Your task: Retype only what runs from the first line of the records to the line with "from bokeh.resources import INLINE", inclusive, and no pictures.
▼
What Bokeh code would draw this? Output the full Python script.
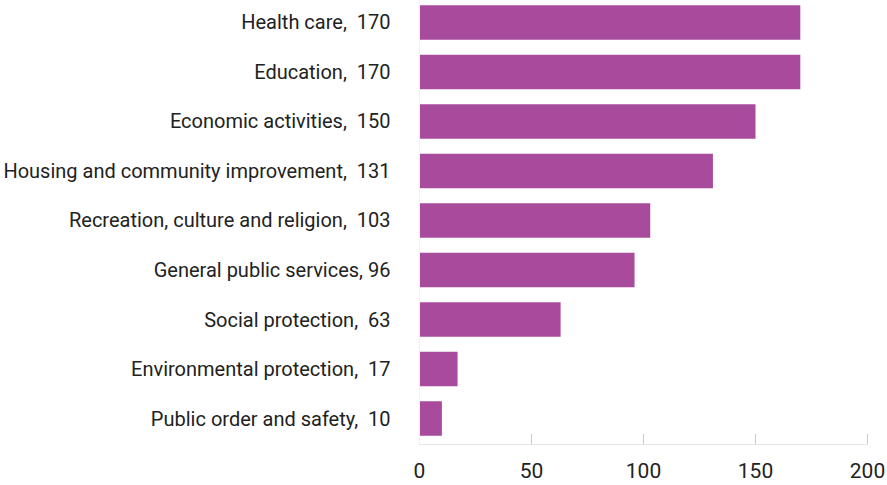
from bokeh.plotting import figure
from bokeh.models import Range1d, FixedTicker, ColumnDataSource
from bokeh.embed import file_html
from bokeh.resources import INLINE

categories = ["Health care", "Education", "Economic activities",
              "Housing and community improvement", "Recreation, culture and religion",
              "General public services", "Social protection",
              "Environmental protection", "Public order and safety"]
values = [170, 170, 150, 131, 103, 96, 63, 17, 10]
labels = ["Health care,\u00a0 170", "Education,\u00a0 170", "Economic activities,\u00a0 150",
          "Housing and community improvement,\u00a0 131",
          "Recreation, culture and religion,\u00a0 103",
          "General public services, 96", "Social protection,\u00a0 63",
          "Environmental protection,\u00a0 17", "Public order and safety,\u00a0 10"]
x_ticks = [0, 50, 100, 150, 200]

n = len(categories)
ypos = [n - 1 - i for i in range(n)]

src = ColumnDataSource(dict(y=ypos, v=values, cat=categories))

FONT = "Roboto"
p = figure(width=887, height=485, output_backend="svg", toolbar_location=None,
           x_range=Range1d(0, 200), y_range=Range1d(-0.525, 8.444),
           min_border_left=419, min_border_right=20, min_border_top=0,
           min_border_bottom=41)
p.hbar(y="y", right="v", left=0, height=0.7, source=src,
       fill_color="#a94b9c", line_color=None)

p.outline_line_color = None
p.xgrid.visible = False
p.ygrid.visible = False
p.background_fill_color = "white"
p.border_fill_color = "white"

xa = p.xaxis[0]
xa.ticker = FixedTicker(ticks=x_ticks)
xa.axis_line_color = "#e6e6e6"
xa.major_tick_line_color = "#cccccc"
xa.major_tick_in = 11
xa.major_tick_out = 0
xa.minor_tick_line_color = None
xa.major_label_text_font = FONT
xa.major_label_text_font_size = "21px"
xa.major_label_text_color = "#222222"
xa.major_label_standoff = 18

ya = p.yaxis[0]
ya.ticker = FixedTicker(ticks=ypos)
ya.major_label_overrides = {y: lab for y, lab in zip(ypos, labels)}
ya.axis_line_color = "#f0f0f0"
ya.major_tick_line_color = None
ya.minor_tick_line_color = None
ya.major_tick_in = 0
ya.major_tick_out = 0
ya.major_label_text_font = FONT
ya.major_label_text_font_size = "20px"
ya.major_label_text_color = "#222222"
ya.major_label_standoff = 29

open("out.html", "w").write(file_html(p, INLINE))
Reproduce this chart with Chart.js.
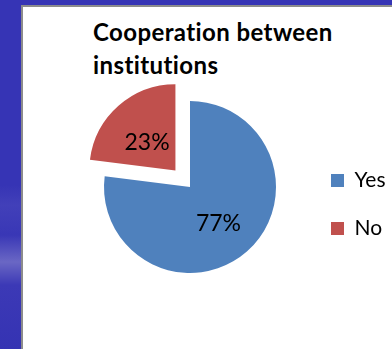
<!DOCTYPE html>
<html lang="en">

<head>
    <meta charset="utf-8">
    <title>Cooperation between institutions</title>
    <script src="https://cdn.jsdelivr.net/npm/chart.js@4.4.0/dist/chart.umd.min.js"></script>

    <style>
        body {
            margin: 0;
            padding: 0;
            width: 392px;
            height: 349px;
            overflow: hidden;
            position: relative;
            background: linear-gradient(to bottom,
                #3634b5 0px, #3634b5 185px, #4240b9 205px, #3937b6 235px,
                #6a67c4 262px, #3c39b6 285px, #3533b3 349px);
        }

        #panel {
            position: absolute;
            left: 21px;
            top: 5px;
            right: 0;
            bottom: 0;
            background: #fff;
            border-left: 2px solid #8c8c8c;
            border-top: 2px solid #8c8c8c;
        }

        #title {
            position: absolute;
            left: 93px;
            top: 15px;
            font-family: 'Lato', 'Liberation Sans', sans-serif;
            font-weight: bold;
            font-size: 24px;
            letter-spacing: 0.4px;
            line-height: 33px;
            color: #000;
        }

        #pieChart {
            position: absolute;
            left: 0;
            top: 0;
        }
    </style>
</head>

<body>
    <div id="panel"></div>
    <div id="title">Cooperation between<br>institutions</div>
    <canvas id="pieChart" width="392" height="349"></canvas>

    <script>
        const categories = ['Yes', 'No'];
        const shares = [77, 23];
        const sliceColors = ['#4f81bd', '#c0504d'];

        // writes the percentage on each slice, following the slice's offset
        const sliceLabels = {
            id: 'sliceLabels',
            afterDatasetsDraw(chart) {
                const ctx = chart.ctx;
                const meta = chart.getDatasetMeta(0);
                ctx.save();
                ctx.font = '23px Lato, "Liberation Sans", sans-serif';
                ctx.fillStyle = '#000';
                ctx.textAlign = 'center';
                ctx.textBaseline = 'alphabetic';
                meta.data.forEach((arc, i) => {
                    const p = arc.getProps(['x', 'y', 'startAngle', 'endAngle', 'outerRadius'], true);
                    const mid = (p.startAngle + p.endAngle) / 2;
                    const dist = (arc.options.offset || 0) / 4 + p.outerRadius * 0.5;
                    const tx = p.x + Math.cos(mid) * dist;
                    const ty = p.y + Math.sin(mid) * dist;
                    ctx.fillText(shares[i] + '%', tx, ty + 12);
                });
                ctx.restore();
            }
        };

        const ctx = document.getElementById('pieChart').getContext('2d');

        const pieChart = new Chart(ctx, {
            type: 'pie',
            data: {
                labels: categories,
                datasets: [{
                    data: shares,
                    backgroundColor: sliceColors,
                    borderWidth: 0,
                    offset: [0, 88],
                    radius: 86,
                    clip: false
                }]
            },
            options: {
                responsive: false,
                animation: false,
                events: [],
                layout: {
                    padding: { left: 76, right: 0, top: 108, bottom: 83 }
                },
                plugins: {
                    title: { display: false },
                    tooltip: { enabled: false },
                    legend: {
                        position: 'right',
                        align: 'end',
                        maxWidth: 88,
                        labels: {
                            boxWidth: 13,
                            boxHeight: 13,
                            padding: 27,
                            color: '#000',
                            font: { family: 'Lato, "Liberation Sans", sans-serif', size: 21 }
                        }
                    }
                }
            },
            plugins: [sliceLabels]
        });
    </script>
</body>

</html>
▲
Result below:
What Bokeh code would draw this? Output the full Python script.
from bokeh.plotting import figure
from bokeh.models import Range1d, FixedTicker, ColumnDataSource
from bokeh.embed import file_html
from bokeh.resources import INLINE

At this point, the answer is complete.